_Objective_. Extract all lines containing "standalone".
## BEGIN Data shown
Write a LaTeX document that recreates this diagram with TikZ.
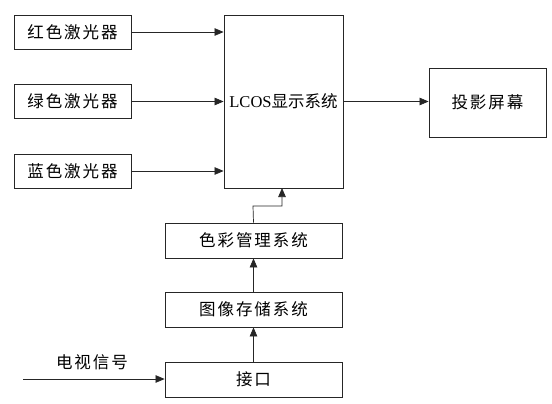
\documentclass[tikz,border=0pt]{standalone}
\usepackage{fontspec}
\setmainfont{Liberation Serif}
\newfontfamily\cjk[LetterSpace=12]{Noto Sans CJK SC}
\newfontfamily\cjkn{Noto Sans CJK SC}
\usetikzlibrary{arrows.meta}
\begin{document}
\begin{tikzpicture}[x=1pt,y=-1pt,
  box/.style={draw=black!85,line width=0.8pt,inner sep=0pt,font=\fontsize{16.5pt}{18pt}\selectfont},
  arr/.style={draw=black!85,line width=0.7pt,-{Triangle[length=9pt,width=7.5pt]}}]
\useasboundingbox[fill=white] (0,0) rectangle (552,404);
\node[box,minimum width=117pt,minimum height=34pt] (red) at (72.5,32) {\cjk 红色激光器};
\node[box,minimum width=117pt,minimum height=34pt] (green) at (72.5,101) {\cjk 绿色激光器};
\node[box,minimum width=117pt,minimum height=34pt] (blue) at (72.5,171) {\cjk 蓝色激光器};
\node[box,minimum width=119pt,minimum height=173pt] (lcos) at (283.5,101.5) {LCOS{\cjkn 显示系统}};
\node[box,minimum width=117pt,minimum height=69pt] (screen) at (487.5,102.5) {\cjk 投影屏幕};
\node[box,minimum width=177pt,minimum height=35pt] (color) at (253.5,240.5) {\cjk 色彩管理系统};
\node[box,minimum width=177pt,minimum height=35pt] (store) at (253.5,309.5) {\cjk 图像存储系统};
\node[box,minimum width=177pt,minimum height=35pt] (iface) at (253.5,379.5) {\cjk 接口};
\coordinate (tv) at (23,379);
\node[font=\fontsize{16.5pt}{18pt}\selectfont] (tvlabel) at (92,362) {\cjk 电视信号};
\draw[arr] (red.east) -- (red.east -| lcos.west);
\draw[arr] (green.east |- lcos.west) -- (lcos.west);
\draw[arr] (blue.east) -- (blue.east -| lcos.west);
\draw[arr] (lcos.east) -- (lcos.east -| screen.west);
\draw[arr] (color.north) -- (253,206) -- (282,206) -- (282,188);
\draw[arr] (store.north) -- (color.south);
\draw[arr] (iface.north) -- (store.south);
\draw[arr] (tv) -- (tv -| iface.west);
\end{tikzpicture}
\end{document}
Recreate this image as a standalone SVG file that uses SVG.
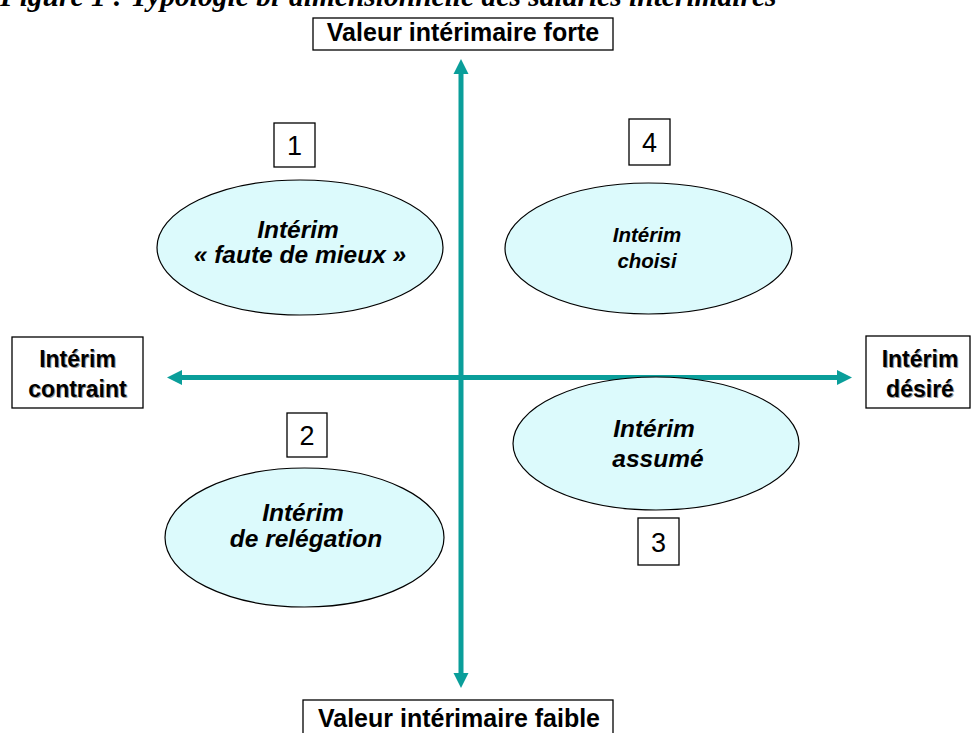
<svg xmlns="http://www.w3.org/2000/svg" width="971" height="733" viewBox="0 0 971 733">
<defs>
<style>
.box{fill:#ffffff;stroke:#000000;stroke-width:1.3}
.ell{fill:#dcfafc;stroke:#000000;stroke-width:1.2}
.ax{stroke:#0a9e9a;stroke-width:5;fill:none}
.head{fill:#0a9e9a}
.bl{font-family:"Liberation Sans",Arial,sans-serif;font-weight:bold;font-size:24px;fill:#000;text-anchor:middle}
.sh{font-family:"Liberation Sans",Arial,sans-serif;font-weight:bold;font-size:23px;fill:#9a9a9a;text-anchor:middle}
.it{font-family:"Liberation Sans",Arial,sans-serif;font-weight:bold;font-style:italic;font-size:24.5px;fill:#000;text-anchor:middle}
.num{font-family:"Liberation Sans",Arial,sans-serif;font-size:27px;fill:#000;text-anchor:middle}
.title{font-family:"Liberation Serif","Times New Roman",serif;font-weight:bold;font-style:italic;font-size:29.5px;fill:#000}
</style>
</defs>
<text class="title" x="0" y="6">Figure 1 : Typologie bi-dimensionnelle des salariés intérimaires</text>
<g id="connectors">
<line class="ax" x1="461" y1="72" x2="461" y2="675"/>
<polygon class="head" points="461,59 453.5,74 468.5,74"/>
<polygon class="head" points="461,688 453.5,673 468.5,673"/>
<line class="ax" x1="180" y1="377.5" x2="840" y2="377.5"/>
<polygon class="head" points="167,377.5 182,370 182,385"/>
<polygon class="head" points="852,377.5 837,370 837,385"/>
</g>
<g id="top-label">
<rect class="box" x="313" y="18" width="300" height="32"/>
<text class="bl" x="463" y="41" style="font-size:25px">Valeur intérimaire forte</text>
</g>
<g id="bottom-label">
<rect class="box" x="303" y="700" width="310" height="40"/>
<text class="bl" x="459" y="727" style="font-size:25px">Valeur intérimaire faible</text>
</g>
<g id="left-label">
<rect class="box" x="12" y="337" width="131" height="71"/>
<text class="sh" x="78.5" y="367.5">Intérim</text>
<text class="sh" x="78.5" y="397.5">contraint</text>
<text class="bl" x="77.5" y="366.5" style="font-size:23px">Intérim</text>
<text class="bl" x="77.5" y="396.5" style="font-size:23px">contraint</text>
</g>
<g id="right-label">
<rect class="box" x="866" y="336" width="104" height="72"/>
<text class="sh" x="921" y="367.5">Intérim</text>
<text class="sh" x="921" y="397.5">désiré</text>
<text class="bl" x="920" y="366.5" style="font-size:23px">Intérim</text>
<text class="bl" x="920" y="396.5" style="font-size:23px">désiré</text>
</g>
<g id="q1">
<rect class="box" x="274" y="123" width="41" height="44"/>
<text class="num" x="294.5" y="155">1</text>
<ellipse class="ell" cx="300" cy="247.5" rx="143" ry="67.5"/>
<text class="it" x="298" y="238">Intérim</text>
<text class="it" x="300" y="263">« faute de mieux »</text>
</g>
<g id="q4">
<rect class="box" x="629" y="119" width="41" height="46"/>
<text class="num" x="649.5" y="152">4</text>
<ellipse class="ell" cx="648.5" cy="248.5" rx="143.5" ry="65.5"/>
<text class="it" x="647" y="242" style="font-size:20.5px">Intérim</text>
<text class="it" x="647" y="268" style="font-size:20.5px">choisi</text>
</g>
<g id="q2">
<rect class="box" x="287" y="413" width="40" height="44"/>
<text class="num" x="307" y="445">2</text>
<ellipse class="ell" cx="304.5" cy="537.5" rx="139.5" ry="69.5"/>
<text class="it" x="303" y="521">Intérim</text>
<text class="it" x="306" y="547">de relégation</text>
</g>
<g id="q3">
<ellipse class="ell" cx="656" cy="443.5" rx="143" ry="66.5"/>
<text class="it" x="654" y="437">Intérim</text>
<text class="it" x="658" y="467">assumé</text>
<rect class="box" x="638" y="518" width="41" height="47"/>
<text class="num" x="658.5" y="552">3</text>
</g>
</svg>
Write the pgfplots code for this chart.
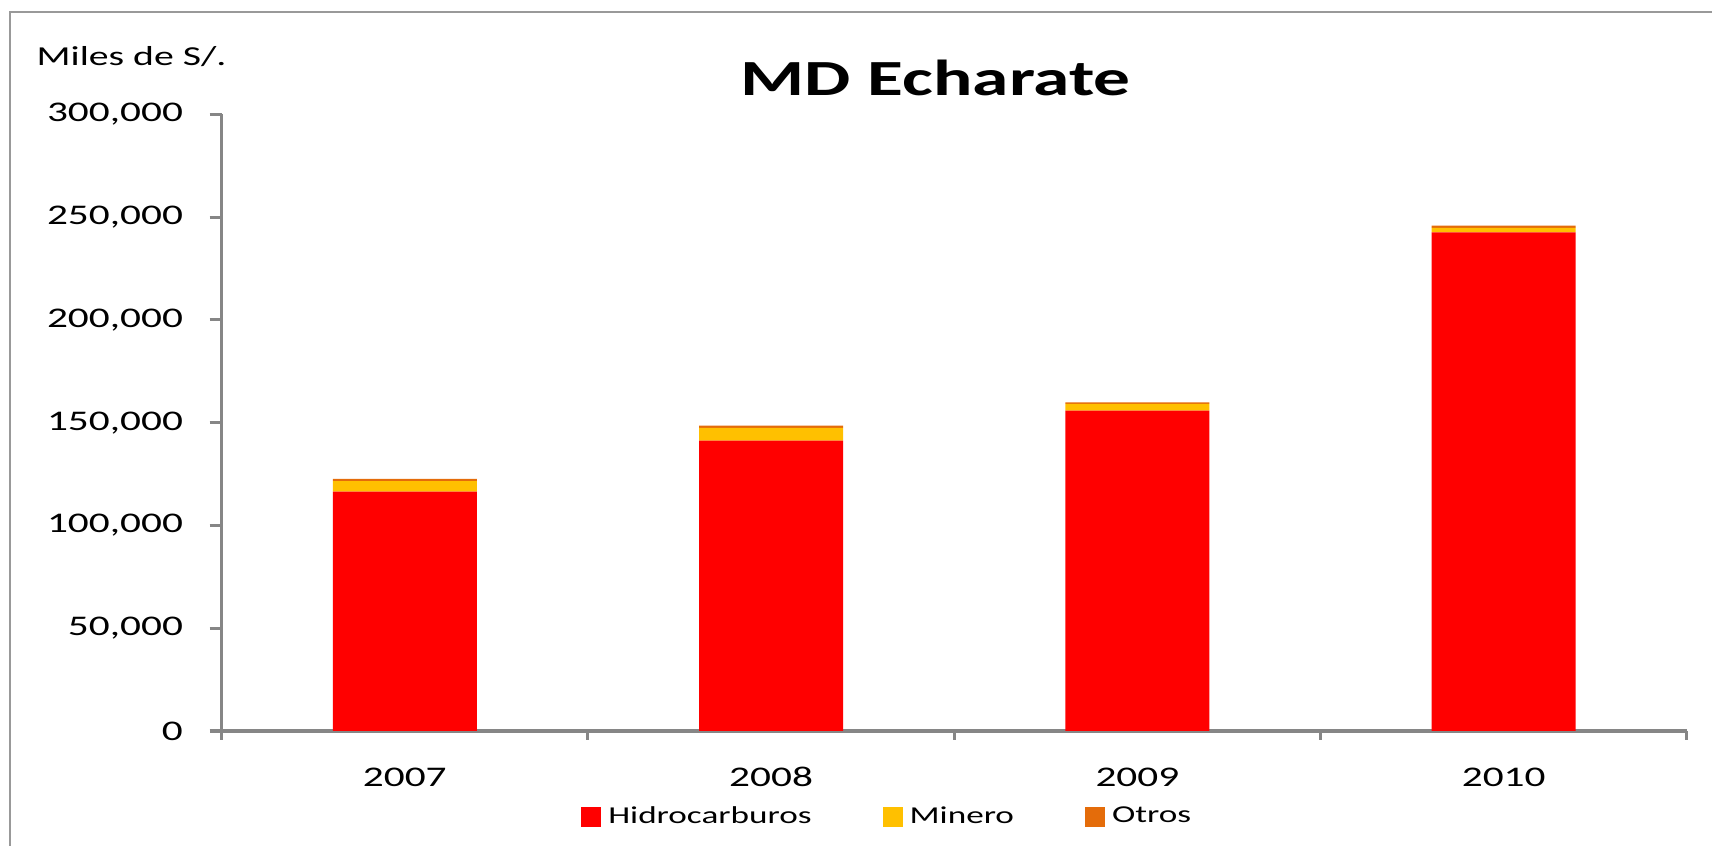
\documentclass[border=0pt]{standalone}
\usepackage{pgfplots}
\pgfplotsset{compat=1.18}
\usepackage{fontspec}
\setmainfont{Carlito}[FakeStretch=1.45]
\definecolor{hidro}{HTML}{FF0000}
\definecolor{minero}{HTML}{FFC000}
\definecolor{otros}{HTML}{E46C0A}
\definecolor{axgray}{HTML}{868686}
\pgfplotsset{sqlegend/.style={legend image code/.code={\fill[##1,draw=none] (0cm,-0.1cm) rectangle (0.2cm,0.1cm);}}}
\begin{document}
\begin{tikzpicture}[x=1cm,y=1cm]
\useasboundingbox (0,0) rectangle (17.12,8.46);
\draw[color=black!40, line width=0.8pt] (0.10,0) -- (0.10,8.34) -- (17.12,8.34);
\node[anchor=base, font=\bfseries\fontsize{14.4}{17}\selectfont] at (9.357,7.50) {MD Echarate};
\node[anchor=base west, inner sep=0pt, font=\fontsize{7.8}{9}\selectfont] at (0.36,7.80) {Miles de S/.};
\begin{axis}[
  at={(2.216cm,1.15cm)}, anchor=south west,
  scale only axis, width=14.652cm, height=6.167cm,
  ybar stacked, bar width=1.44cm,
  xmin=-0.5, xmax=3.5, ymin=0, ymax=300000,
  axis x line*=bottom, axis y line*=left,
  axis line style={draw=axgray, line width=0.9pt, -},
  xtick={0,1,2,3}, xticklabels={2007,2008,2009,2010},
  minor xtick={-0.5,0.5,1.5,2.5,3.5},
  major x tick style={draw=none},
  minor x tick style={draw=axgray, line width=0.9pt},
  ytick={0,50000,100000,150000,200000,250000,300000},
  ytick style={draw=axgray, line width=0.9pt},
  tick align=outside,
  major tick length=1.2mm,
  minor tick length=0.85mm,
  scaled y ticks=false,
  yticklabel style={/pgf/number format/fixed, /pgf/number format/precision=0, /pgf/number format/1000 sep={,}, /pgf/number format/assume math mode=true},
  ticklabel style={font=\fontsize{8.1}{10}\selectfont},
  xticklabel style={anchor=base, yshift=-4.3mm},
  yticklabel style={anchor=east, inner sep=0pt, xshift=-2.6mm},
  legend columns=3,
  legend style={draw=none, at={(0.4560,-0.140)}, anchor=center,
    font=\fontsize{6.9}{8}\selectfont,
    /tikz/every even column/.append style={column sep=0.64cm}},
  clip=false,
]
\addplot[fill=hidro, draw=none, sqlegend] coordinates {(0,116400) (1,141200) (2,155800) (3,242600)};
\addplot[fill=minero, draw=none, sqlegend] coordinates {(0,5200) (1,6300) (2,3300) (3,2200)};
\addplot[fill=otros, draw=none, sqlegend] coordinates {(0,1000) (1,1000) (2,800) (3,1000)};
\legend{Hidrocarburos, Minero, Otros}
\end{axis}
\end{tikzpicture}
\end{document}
## END Data shown
_Response below_.
\documentclass[tikz,border=0pt]{standalone}
Recreate this image as a standalone SVG file that uses SVG.
\documentclass[border=0pt]{standalone}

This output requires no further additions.